9 de julho de 2010

Notáveis das neurociências: O gringo açougueiro

[...] Essas incursões não se repetiram por 45 anos, até os anos 30, quando o neurologista português Egas Moniz idealizou a operação que chamou de “leucotomia pré-frontal” e a que submeteu imediatamente vinte pacientes, alguns com angústia e depressão, outros com esquizofrenia crônica. Os resultados por ele reivindicados despertaram imenso interesse quando da publicação de sua monografia em 1936, e sua falta de rigor, sua imprudência e talvez desonestidade foram negligenciadas pela onda de entusiasmo terapêutico.

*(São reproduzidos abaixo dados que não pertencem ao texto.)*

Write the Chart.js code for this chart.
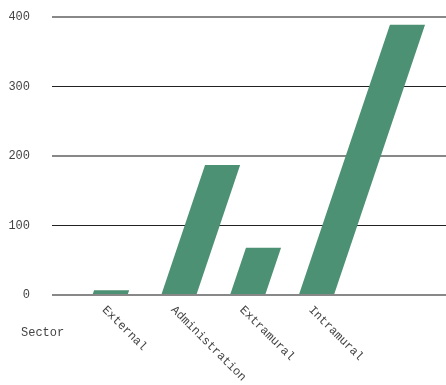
<!DOCTYPE html>
<html>
<head>
<meta charset="utf-8">
<script src="https://cdn.jsdelivr.net/npm/chart.js@4"></script>
<style>
  html, body { margin: 0; padding: 0; background: #fff; }
  #wrap { width: 446px; height: 385px; }
</style>
</head>
<body>
<div id="wrap"><canvas id="chart" width="446" height="385"></canvas></div>
<script>
const sectors = ['External', 'Administration', 'Extramural', 'Intramural'];
const amounts = [7, 187, 68, 389];
const yTicks = [0, 100, 200, 300, 400];
const axisTitle = 'Sector';

const FONT = "'Liberation Mono', 'DejaVu Sans Mono', monospace";
const SHEAR = 0.337;

// bars lean to the right, pivoting on the zero line
const shearPlugin = {
    id: 'shear',
    beforeDatasetsDraw(chart) {
        const y0 = chart.scales.y.getPixelForValue(0);
        chart.ctx.save();
        chart.ctx.transform(1, 0, -SHEAR, 1, SHEAR * y0, 0);
    },
    afterDatasetsDraw(chart) {
        chart.ctx.restore();
    }
};

// slanted category labels + the axis title on the left
const labelPlugin = {
    id: 'labels',
    afterDraw(chart) {
        const ctx = chart.ctx;
        const x = chart.scales.x;
        const y0 = chart.scales.y.getPixelForValue(0);
        ctx.save();
        ctx.font = '12px ' + FONT;
        ctx.fillStyle = '#444';
        ctx.textBaseline = 'middle';
        ctx.textAlign = 'left';
        sectors.forEach((s, i) => {
            ctx.save();
            ctx.translate(x.getPixelForValue(i) - 6, y0 + 13);
            ctx.rotate(Math.PI / 4);
            ctx.fillText(s, 0, 0);
            ctx.restore();
        });
        ctx.fillText(axisTitle, 21, y0 + 38);
        ctx.restore();
    }
};

new Chart(document.getElementById('chart').getContext('2d'), {
    type: 'bar',
    data: {
        datasets: [{
            data: sectors.map((s, i) => ({ x: i, y: amounts[i] })),
            backgroundColor: '#4c9173',
            borderWidth: 0,
            barPercentage: 1,
            categoryPercentage: 0.51
        }]
    },
    options: {
        responsive: false,
        animation: false,
        layout: { padding: { left: 8, right: 0, top: 17, bottom: 90 } },
        plugins: { legend: { display: false }, tooltip: { enabled: false } },
        scales: {
            x: {
                type: 'linear',
                min: -0.843,
                max: 4.884,
                offset: false,
                display: false,
                afterBuildTicks: axis => { axis.ticks = sectors.map((s, i) => ({ value: i })); }
            },
            y: {
                min: 0,
                max: 400,
                afterBuildTicks: axis => { axis.ticks = yTicks.map(v => ({ value: v })); },
                afterFit: axis => {
                    axis.width = 44;
                    axis.paddingTop = 0;
                    axis.paddingBottom = 0;
                },
                ticks: {
                    padding: 22,
                    color: '#444',
                    font: { family: FONT, size: 12 }
                },
                grid: {
                    drawTicks: false,
                    color: c => (c.tick && c.tick.value % 200 === 0) ? '#888' : '#222',
                    lineWidth: c => (c.tick && c.tick.value % 200 === 0) ? 2 : 1
                },
                border: { display: false }
            }
        }
    },
    plugins: [shearPlugin, labelPlugin]
});
</script>
</body>
</html>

O trabalho de Moniz levou a uma explosão da “psicocirurgia” (o termo que ele cunhou) em todo o mundo -- Brasil, Cuba, Romênia, Grã-Bretanha e especialmente Itália --, mas sua maior repercussão seria nos Estados Unidos, onde o neurologista Walter Freeman inventou uma nova e terrível forma de procedimento cirúrgico, que chamou de lobotomia transorbital.
Ele a descreveu da seguinte maneira: “Consiste em apagá-los com um choque e, enquanto estão sob “anestesia”, enfiar um picão de quebrar gelo entre o globo ocular e a pálpebra através da abóbada da órbita, na realidade para dentro do lobo frontal do cérebro, e fazer um corte lateral, balançando a coisa de um lado para o outro. Passei dois pacientes na faca em ambos os lados e um terceiro de um lado só sem quaisquer complicações, à exceção de um olho muito pisado num dos casos. Podem surgir problemas posteriores mas que são bem tranqüilos, embora definitivamente desagradáveis de olhar. Resta ver como esses casos se mantêm, mas até agora mostraram considerável alívio de seus sintomas, e apenas algumas dificuldades menores de comportamento, resultantes da lobotomia. Podem até ficar de pé e voltar para casa em mais ou menos uma hora.” O desembaraço com que era feita a psicocirurgia, como um procedimento de escritório, com um picão de quebrar gelo, não despertou consternação e horror, como deveria, mas emulação. Mais de 10 mil operações foram realizadas nos Estados Unidos até 1949, e mais outras 10 mil foram feitas nos dois anos seguintes. Moniz foi aclamado mundialmente como um “salvador” e recebeu o Prêmio Nobel em 1951 -- o clímax, nas palavras de Macdonald Critchley, dessa “crônica da vergonha”.
O que se havia alcançado nunca foi a “cura”, é claro, mas um estado dócil, um estado de passividade, tão (ou mais) distante da “saúde” quanto os sintomas ativos originais, e (ao contrário deles) sem possibilidade de ser resolvido ou revertido. Robert Lowell escreve, em “Memories of West Street and Lepke”, sobre o lobotomizado Lepke:


(Débil, careca, lobotomizado,
era levado numa calma ovina
aonde nenhuma reavaliação torturante
podia tirar sua concentração da cadeira elétrica –
suspensa como um oásis no ar
de suas conexões perdidas...)

Quando trabalhei num hospital psiquiátrico estadual entre 1966 e 1990, vi dúzias desses patéticos pacientes lobotomizados, muitos ainda mais destruídos que Lepke, alguns psiquicamente mortos, assassinados por sua “cura”. (nota 10: O enorme escândalo da leucotomia e da lobotomia chegou ao fim no início dos anos 50, não por alguma reserva ou reviravolta médica, mas porque um novo instrumento -- os tranqüilizantes -- tornou-se disponível, sendo apresentado (como acontecera com a própria psicocirurgia) como totalmente terapêutico e sem efeitos colaterais. Se há ou não grande diferença, neurológica ou eticamente, entre a psicocirurgia e os tranqüilizantes é uma questão incômoda que nunca foi encarada de verdade. Se administrados em doses maciças, os tranqüilizantes
certamente podem, como a cirurgia, induzirá “tranqüilidade”, acalmar as alucinações e ilusões do psicótico, mas a calma a que induzem pode ser como a serenidade da morte -- e, por um paradoxo cruel, privar os pacientes de resoluções naturais que podem ocorrer com psicoses, enclausurando-os, em vez disso, numa doença vitalícia causada pelas drogas.)